### What is required
Strip the pictures and reproduce the rest of the listing exactly.

### Stored data
--- start ---

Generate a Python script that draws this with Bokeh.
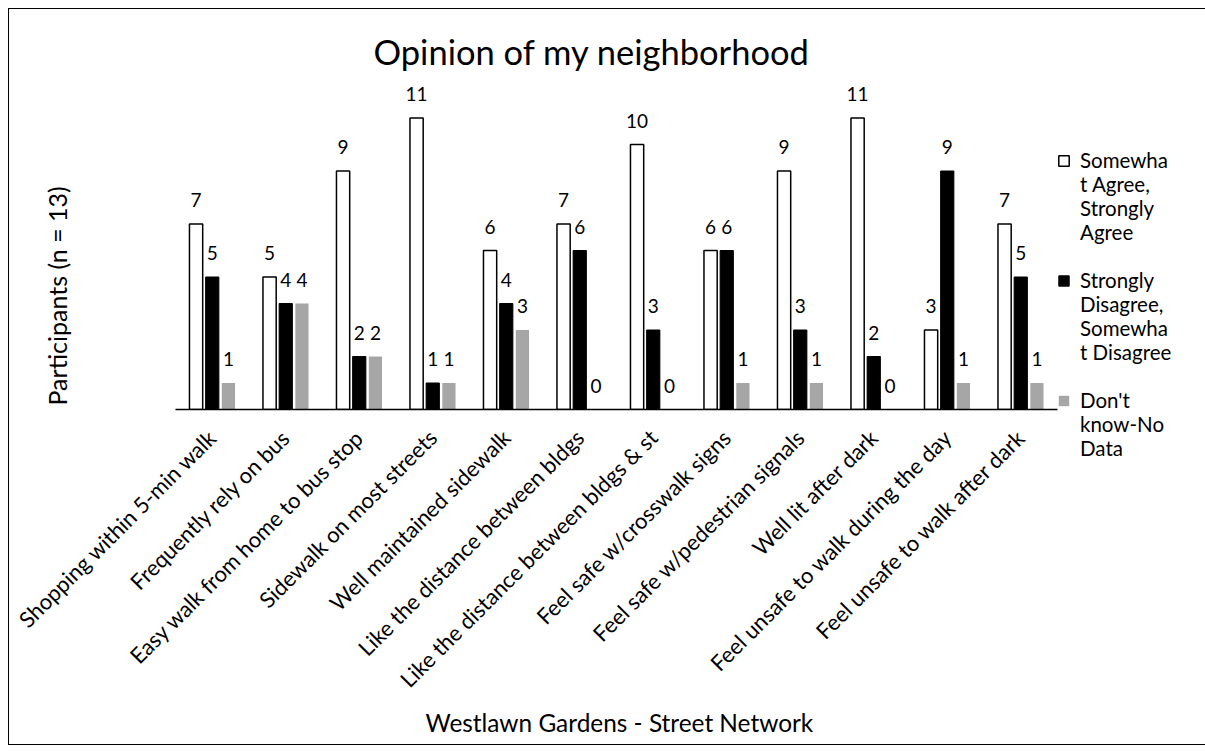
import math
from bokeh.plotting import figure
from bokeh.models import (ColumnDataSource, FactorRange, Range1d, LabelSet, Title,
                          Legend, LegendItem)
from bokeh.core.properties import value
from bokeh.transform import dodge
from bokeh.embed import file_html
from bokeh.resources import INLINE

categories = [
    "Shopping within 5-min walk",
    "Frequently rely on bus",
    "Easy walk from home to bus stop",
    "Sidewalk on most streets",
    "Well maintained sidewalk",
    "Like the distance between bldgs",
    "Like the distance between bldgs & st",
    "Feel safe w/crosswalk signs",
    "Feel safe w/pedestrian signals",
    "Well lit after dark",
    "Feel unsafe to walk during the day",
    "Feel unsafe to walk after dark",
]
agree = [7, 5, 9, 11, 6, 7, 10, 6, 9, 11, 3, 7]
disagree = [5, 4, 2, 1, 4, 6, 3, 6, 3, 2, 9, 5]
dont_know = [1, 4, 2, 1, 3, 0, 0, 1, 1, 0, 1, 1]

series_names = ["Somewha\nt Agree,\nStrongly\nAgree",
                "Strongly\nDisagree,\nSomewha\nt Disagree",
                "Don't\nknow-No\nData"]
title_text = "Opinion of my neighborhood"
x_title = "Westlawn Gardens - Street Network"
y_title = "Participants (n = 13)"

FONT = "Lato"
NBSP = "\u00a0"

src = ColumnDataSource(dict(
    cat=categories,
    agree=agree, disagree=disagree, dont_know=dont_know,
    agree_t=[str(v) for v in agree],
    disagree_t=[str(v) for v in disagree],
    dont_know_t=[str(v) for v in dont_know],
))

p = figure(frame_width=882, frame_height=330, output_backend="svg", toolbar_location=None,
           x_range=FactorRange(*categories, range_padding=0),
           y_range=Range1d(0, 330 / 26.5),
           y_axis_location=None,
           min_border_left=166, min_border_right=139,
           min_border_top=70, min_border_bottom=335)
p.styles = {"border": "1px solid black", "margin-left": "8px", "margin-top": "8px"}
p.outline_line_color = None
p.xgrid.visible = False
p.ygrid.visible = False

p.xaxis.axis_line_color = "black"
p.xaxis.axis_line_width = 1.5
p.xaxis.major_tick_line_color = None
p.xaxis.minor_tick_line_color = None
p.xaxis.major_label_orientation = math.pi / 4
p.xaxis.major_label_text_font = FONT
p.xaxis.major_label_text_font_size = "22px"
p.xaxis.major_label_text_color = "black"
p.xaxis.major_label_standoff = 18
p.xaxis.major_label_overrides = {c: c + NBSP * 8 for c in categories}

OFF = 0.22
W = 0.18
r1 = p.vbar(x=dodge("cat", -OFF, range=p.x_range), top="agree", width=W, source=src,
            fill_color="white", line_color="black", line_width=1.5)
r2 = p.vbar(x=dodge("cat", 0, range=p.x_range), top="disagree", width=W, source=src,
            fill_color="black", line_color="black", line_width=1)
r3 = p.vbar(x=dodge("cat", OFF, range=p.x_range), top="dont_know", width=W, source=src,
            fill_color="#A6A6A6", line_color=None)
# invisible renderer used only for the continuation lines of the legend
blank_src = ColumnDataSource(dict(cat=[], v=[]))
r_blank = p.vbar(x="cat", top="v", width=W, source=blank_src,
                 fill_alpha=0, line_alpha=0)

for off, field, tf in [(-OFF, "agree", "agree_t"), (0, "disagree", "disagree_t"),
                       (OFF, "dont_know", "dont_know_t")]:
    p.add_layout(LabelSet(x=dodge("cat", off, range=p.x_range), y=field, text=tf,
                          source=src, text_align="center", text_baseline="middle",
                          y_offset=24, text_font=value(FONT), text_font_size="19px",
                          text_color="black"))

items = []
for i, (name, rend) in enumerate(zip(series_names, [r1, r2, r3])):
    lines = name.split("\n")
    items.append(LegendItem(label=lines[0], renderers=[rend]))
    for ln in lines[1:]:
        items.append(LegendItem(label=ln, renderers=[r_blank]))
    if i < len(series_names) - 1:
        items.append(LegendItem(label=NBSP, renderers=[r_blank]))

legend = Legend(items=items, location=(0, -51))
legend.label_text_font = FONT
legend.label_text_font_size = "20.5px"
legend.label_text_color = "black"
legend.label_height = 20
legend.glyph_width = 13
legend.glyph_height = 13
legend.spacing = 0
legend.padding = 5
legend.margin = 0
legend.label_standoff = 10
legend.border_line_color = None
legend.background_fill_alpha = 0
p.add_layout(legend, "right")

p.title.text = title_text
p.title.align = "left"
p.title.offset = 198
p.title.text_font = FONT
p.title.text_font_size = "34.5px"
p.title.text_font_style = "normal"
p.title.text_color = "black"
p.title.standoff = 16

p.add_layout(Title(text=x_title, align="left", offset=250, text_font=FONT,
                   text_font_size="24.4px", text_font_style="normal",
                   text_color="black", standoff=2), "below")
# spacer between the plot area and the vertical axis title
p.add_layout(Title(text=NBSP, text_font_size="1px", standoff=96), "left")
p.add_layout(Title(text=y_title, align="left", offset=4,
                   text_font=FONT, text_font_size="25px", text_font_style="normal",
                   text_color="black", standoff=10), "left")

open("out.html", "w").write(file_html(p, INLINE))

--- end ---

### In response
Generate a Python script that draws this with Bokeh.
import math
from bokeh.plotting import figure
from bokeh.models import (ColumnDataSource, FactorRange, Range1d, LabelSet, Title,
                          Legend, LegendItem)
from bokeh.core.properties import value
from bokeh.transform import dodge
from bokeh.embed import file_html
from bokeh.resources import INLINE

categories = [
    "Shopping within 5-min walk",
    "Frequently rely on bus",
    "Easy walk from home to bus stop",
    "Sidewalk on most streets",
    "Well maintained sidewalk",
    "Like the distance between bldgs",
    "Like the distance between bldgs & st",
    "Feel safe w/crosswalk signs",
    "Feel safe w/pedestrian signals",
    "Well lit after dark",
    "Feel unsafe to walk during the day",
    "Feel unsafe to walk after dark",
]
agree = [7, 5, 9, 11, 6, 7, 10, 6, 9, 11, 3, 7]
disagree = [5, 4, 2, 1, 4, 6, 3, 6, 3, 2, 9, 5]
dont_know = [1, 4, 2, 1, 3, 0, 0, 1, 1, 0, 1, 1]

series_names = ["Somewha\nt Agree,\nStrongly\nAgree",
                "Strongly\nDisagree,\nSomewha\nt Disagree",
                "Don't\nknow-No\nData"]
title_text = "Opinion of my neighborhood"
x_title = "Westlawn Gardens - Street Network"
y_title = "Participants (n = 13)"

FONT = "Lato"
NBSP = "\u00a0"

src = ColumnDataSource(dict(
    cat=categories,
    agree=agree, disagree=disagree, dont_know=dont_know,
    agree_t=[str(v) for v in agree],
    disagree_t=[str(v) for v in disagree],
    dont_know_t=[str(v) for v in dont_know],
))

p = figure(frame_width=882, frame_height=330, output_backend="svg", toolbar_location=None,
           x_range=FactorRange(*categories, range_padding=0),
           y_range=Range1d(0, 330 / 26.5),
           y_axis_location=None,
           min_border_left=166, min_border_right=139,
           min_border_top=70, min_border_bottom=335)
p.styles = {"border": "1px solid black", "margin-left": "8px", "margin-top": "8px"}
p.outline_line_color = None
p.xgrid.visible = False
p.ygrid.visible = False

p.xaxis.axis_line_color = "black"
p.xaxis.axis_line_width = 1.5
p.xaxis.major_tick_line_color = None
p.xaxis.minor_tick_line_color = None
p.xaxis.major_label_orientation = math.pi / 4
p.xaxis.major_label_text_font = FONT
p.xaxis.major_label_text_font_size = "22px"
p.xaxis.major_label_text_color = "black"
p.xaxis.major_label_standoff = 18
p.xaxis.major_label_overrides = {c: c + NBSP * 8 for c in categories}

OFF = 0.22
W = 0.18
r1 = p.vbar(x=dodge("cat", -OFF, range=p.x_range), top="agree", width=W, source=src,
            fill_color="white", line_color="black", line_width=1.5)
r2 = p.vbar(x=dodge("cat", 0, range=p.x_range), top="disagree", width=W, source=src,
            fill_color="black", line_color="black", line_width=1)
r3 = p.vbar(x=dodge("cat", OFF, range=p.x_range), top="dont_know", width=W, source=src,
            fill_color="#A6A6A6", line_color=None)
# invisible renderer used only for the continuation lines of the legend
blank_src = ColumnDataSource(dict(cat=[], v=[]))
r_blank = p.vbar(x="cat", top="v", width=W, source=blank_src,
                 fill_alpha=0, line_alpha=0)

for off, field, tf in [(-OFF, "agree", "agree_t"), (0, "disagree", "disagree_t"),
                       (OFF, "dont_know", "dont_know_t")]:
    p.add_layout(LabelSet(x=dodge("cat", off, range=p.x_range), y=field, text=tf,
                          source=src, text_align="center", text_baseline="middle",
                          y_offset=24, text_font=value(FONT), text_font_size="19px",
                          text_color="black"))

items = []
for i, (name, rend) in enumerate(zip(series_names, [r1, r2, r3])):
    lines = name.split("\n")
    items.append(LegendItem(label=lines[0], renderers=[rend]))
    for ln in lines[1:]:
        items.append(LegendItem(label=ln, renderers=[r_blank]))
    if i < len(series_names) - 1:
        items.append(LegendItem(label=NBSP, renderers=[r_blank]))

legend = Legend(items=items, location=(0, -51))
legend.label_text_font = FONT
legend.label_text_font_size = "20.5px"
legend.label_text_color = "black"
legend.label_height = 20
legend.glyph_width = 13
legend.glyph_height = 13
legend.spacing = 0
legend.padding = 5
legend.margin = 0
legend.label_standoff = 10
legend.border_line_color = None
legend.background_fill_alpha = 0
p.add_layout(legend, "right")

p.title.text = title_text
p.title.align = "left"
p.title.offset = 198
p.title.text_font = FONT
p.title.text_font_size = "34.5px"
p.title.text_font_style = "normal"
p.title.text_color = "black"
p.title.standoff = 16

p.add_layout(Title(text=x_title, align="left", offset=250, text_font=FONT,
                   text_font_size="24.4px", text_font_style="normal",
                   text_color="black", standoff=2), "below")
# spacer between the plot area and the vertical axis title
p.add_layout(Title(text=NBSP, text_font_size="1px", standoff=96), "left")
p.add_layout(Title(text=y_title, align="left", offset=4,
                   text_font=FONT, text_font_size="25px", text_font_style="normal",
                   text_color="black", standoff=10), "left")

open("out.html", "w").write(file_html(p, INLINE))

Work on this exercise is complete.